El ladrón es considerado como uno de los seres humanos más despreciables. Un ladrón es todo aquel que toma algo de la propiedad de otro, sin permiso de éste.
La explicación es muy sencilla. Para cumplir con este mandamiento no hay más que distinguir claramente qué pertenece a otra persona. No es muy difícil, dirán todos, sin querer hablar más sobre el particular.
Desde luego, no es difícil, como tampoco es difícil cumplir los Diez Mandamientos, si en verdad se quiere. Condición previa es, sin embargo, que el hombre los conozca, y aquí es donde falla precisamente, en la mayoría de los casos.
Para cumplir con este mandamiento ¿habéis pensado en qué consiste la propiedad de vuestro prójimo, de la cual no debéis tomar nada?
Es su dinero, sus joyas, sus vestidos, quizá su casa, su hacienda con ganado y todo lo que hay en ella. Pero el mandamiento no dice que se trata únicamente de bienes terrenales. Hay también bienes que representan valores mucho más grandes.
La propiedad del hombre está constituida también por su reputación, su prestigio público, sus pensamientos, su modo de ser, la confianza de que goza de parte de otras personas, si no de todas, al menos de algunas.
Llegado hasta aquí, más de uno, al enfrentarse con este mandamiento, verá empeqeñecerse el orgullo que lleva guardado en su alma.
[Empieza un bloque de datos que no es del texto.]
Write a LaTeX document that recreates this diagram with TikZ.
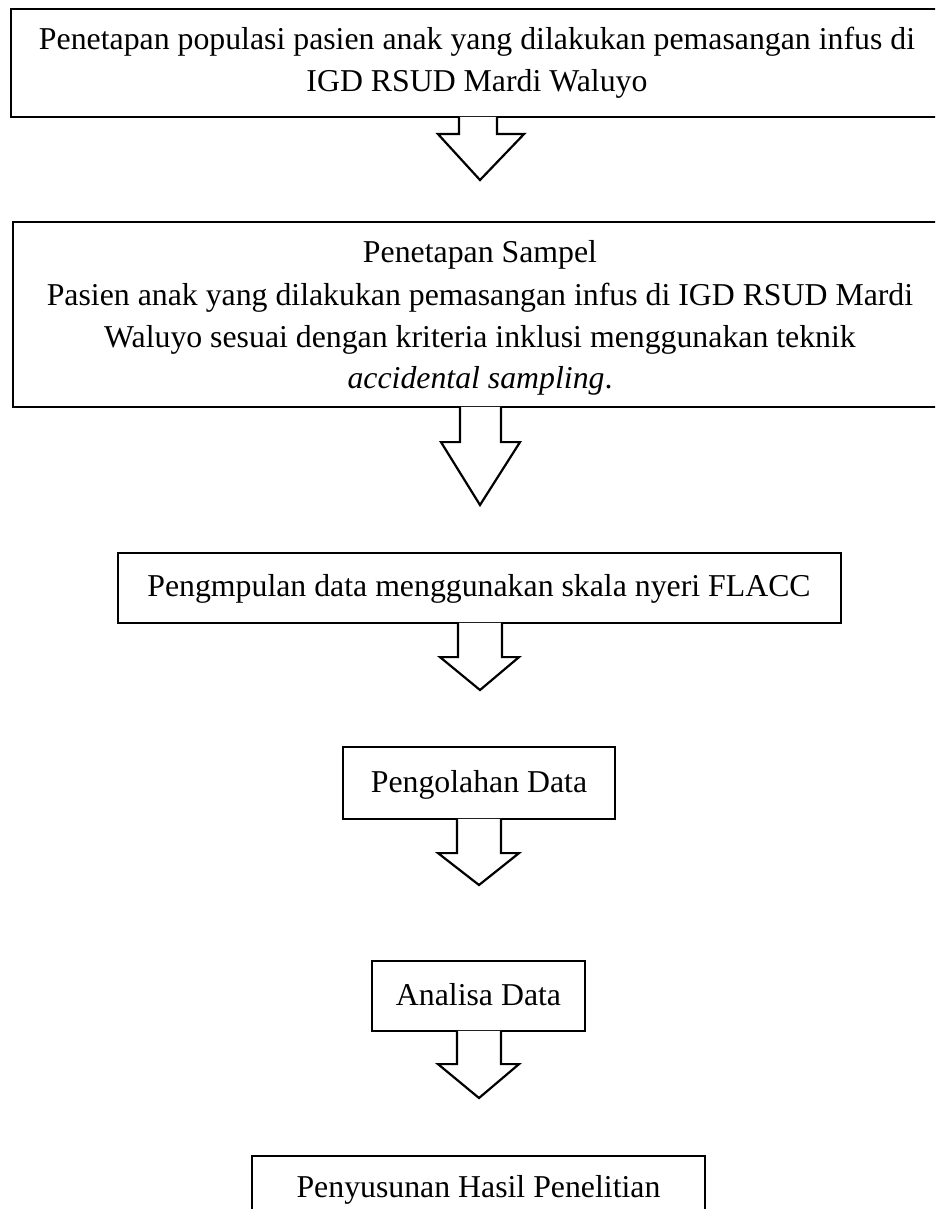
\documentclass[tikz,border=0pt]{standalone}
\usepackage{fontspec}
\setmainfont{Liberation Serif}
\usetikzlibrary{calc}
\begin{document}
\begin{tikzpicture}[x=1pt,y=-1pt,
  box/.style={draw, line width=2.2pt, rectangle, inner sep=0pt},
  txt/.style={font=\fontsize{31.8}{42}\selectfont, inner sep=0pt, anchor=base},
  blockarrow/.style={draw, fill=white, line width=2.2pt, line join=miter}]
\clip (0,0) rectangle (935,1209);
\fill[white] (0,0) rectangle (935,1209);
% boxes
\node[box, minimum width=939pt, minimum height=108pt] (b1) at (480.5,63) {};
\node[box, minimum width=935pt, minimum height=185pt] (b2) at (480.5,314.5) {};
\node[box, minimum width=723pt, minimum height=70pt] (b3) at (479.5,588) {};
\node[box, minimum width=272pt, minimum height=72pt] (b4) at (479,783) {};
\node[box, minimum width=213pt, minimum height=70pt] (b5) at (478.5,996) {};
\node[box, minimum width=453pt, minimum height=84pt] (b6) at (478.5,1198) {};
% texts
\node[txt] (t1a) at (477,50) {Penetapan populasi pasien anak yang dilakukan pemasangan infus di};
\node[txt] (t1b) at (477,92) {IGD RSUD Mardi Waluyo};
\node[txt] (t2a) at (480,262) {Penetapan Sampel};
\node[txt] (t2b) at (480,305) {Pasien anak yang dilakukan pemasangan infus di IGD RSUD Mardi};
\node[txt] (t2c) at (480,347) {Waluyo sesuai dengan kriteria inklusi menggunakan teknik};
\node[txt] (t2d) at (480,388) {\textit{accidental sampling}.};
\node[txt] (t3) at (479,596) {Pengmpulan data menggunakan skala nyeri FLACC};
\node[txt] (t4) at (479,792) {Pengolahan Data};
\node[txt] (t5) at (478.5,1005) {Analisa Data};
\node[txt] (t6) at (478.5,1197) {Penyusunan Hasil Penelitian};
% arrow tips
\coordinate (p1) at (480,180);
\coordinate (p2) at (480,505);
\coordinate (p3) at (480,690);
\coordinate (p4) at (479,885);
\coordinate (p5) at (479,1098);
% block arrows
\draw[blockarrow] ($(b1.south)+(-21.5,-1.3)$) -- ($(b1.south)+(-21.5,16)$) -- ($(b1.south)+(-42.5,16)$) -- (p1)
  -- ($(b1.south)+(43.5,16)$) -- ($(b1.south)+(16.5,16)$) -- ($(b1.south)+(16.5,-1.3)$);
\draw[blockarrow] ($(b2.south)+(-20.5,-1.3)$) -- ($(b2.south)+(-20.5,34)$) -- ($(b2.south)+(-39.5,34)$) -- (p2)
  -- ($(b2.south)+(39.5,34)$) -- ($(b2.south)+(20.5,34)$) -- ($(b2.south)+(20.5,-1.3)$);
\draw[blockarrow] ($(b3.south)+(-21.5,-1.3)$) -- ($(b3.south)+(-21.5,33)$) -- ($(b3.south)+(-39.5,33)$) -- (p3)
  -- ($(b3.south)+(39.5,33)$) -- ($(b3.south)+(22.5,33)$) -- ($(b3.south)+(22.5,-1.3)$);
\draw[blockarrow] ($(b4.south)+(-22,-1.3)$) -- ($(b4.south)+(-22,33)$) -- ($(b4.south)+(-41,33)$) -- (p4)
  -- ($(b4.south)+(40,33)$) -- ($(b4.south)+(22,33)$) -- ($(b4.south)+(22,-1.3)$);
\draw[blockarrow] ($(b5.south)+(-21.5,-1.3)$) -- ($(b5.south)+(-21.5,32)$) -- ($(b5.south)+(-40.5,32)$) -- (p5)
  -- ($(b5.south)+(40.5,32)$) -- ($(b5.south)+(22.5,32)$) -- ($(b5.south)+(22.5,-1.3)$);
\end{tikzpicture}
\end{document}
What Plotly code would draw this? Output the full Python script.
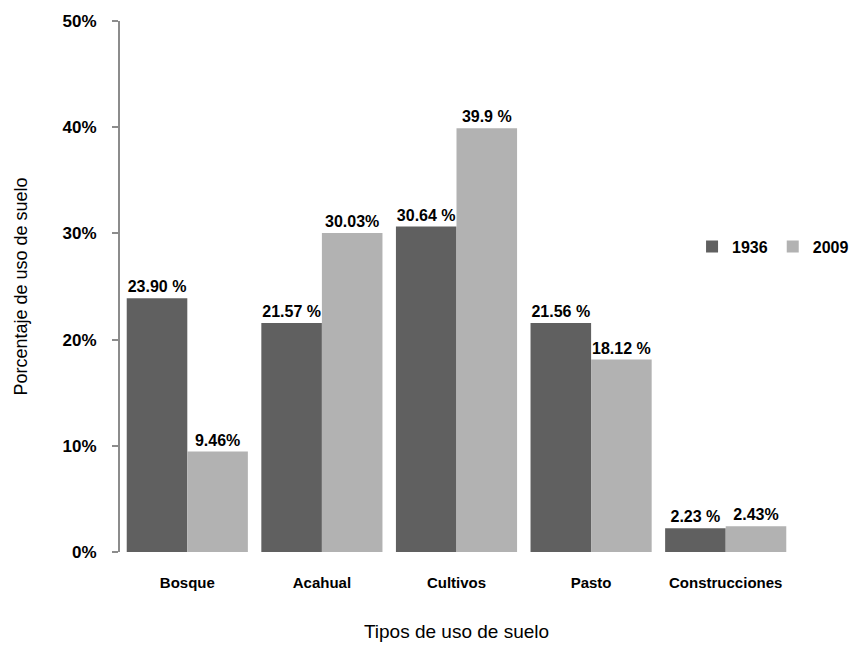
import plotly.graph_objects as go

categories = ["Bosque", "Acahual", "Cultivos", "Pasto", "Construcciones"]
years = ["1936", "2009"]
values_1936 = [23.90, 21.57, 30.64, 21.56, 2.23]
values_2009 = [9.46, 30.03, 39.9, 18.12, 2.43]
labels_1936 = ["23.90 %", "21.57 %", "30.64 %", "21.56 %", "2.23 %"]
labels_2009 = ["9.46%", "30.03%", "39.9 %", "18.12 %", "2.43%"]
y_ticks = [0, 10, 20, 30, 40, 50]
y_tick_text = ["0%", "10%", "20%", "30%", "40%", "50%"]

FONT = "Liberation Sans, Arial, sans-serif"

fig = go.Figure()
fig.add_trace(go.Bar(
    x=categories, y=values_1936, name=years[0],
    marker=dict(color="#606060", line=dict(width=0)),
    text=labels_1936, textposition="outside", cliponaxis=False,
    textfont=dict(family=FONT, size=16, color="#000000", weight="bold"),
))
fig.add_trace(go.Bar(
    x=categories, y=values_2009, name=years[1],
    marker=dict(color="#b2b2b2", line=dict(width=0)),
    text=labels_2009, textposition="outside", cliponaxis=False,
    textfont=dict(family=FONT, size=16, color="#000000", weight="bold"),
))

fig.update_layout(
    width=866, height=650,
    margin=dict(l=120, r=62, t=19, b=98),
    paper_bgcolor="white", plot_bgcolor="white",
    barmode="group", bargap=0.1, bargroupgap=0,
    font=dict(family=FONT, size=15, color="#000000"),
    showlegend=True,
    legend=dict(
        orientation="h", x=0.85, y=0.575, xanchor="left", yanchor="middle",
        font=dict(family=FONT, size=16, weight="bold"), itemwidth=30,
        bgcolor="rgba(0,0,0,0)", traceorder="normal",
    ),
    xaxis=dict(
        showline=False, showgrid=False, ticks="",
        ticklabelstandoff=20,
        tickfont=dict(family=FONT, size=15, weight="bold"),
        title=dict(text="Tipos de uso de suelo", font=dict(family=FONT, size=19), standoff=34),
    ),
    yaxis=dict(
        range=[0, 50], tickvals=y_ticks, ticktext=y_tick_text,
        showline=True, linecolor="#8c8c8c", linewidth=2,
        ticks="outside", ticklen=6, tickcolor="#8c8c8c", tickwidth=2,
        ticklabelstandoff=12,
        showgrid=False, zeroline=False,
        tickfont=dict(family=FONT, size=17, weight="bold"),
        title=dict(text="Porcentaje de uso de suelo", font=dict(family=FONT, size=18), standoff=30),
    ),
)

fig.write_html("out.html")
Pues, pregúntate a ti mismo si no has tratado nunca, aun con buena fe, de quebrantar la confianza de la que gozaba un hombre de parte de otro, aunque lo hayas hecho únicamente para recomendar precaución. De ser así, hurtaste a la persona que gozaba de esta confianza, pues tú se la robaste o trataste de hacerlo.
Robas a tu prójimo también, cuando sabes algo de sus asuntos privados y lo repites a otro sin el permiso correspondiente. Ahora puedes comprender cuál es la culpa de los hombres que hacen negocios con este tipo de cosas o las utilizan para su lucro.
Las personas que actúan así van tejiendo una red colosal, en la cual se enredan cada vez más a consecuencia de la transgresión permanente de las Leyes divinas, de tal manera que nunca pueden liberarse. A menudo, su culpa es mayor que la de los estafadores y ladrones vulgares. Culpables, igual que encubridores, son los que apoyan a esta clase de “negociantes” y los ayudan en su oficio vergonzoso.
En la vida privada o de negocios, todo hombre serio, de carácter honorable, tiene derecho, y el deber, de pedir credenciales o explicaciones directamente a toda persona que se le acerque con una petición determinada, para así poder darse cuenta hasta dónde puede tener confianza y acceder a los deseos formulados. Proceder de otro modo sería malsano y reprochable.
Por otra parte, el cumplimiento de este mandamiento redunda en provecho del sentido intuitivo que va despertando más y más al paso que evolucionan y salen a la luz sus facultades. El hombre adquiere, por tanto, un conocimiento cada vez más perfecto sobre el ser humano, un conocimiento que había perdido por comodidad. Gradualmente va perdiendo lo muerto, lo mecánico, hasta resucitar como hombre. Surgen de esta manera hombres de carácter, mientras que el hombre actual, criado artificialmente como animal de manada, tiende por obligación a desaparecer.
Tomaos la molestia de reflexionar profundamente sobre este punto, y procurad no encontrar al fin, en las páginas de vuestro libro de cuentas, la constancia de haber violado muchas veces este mandamiento.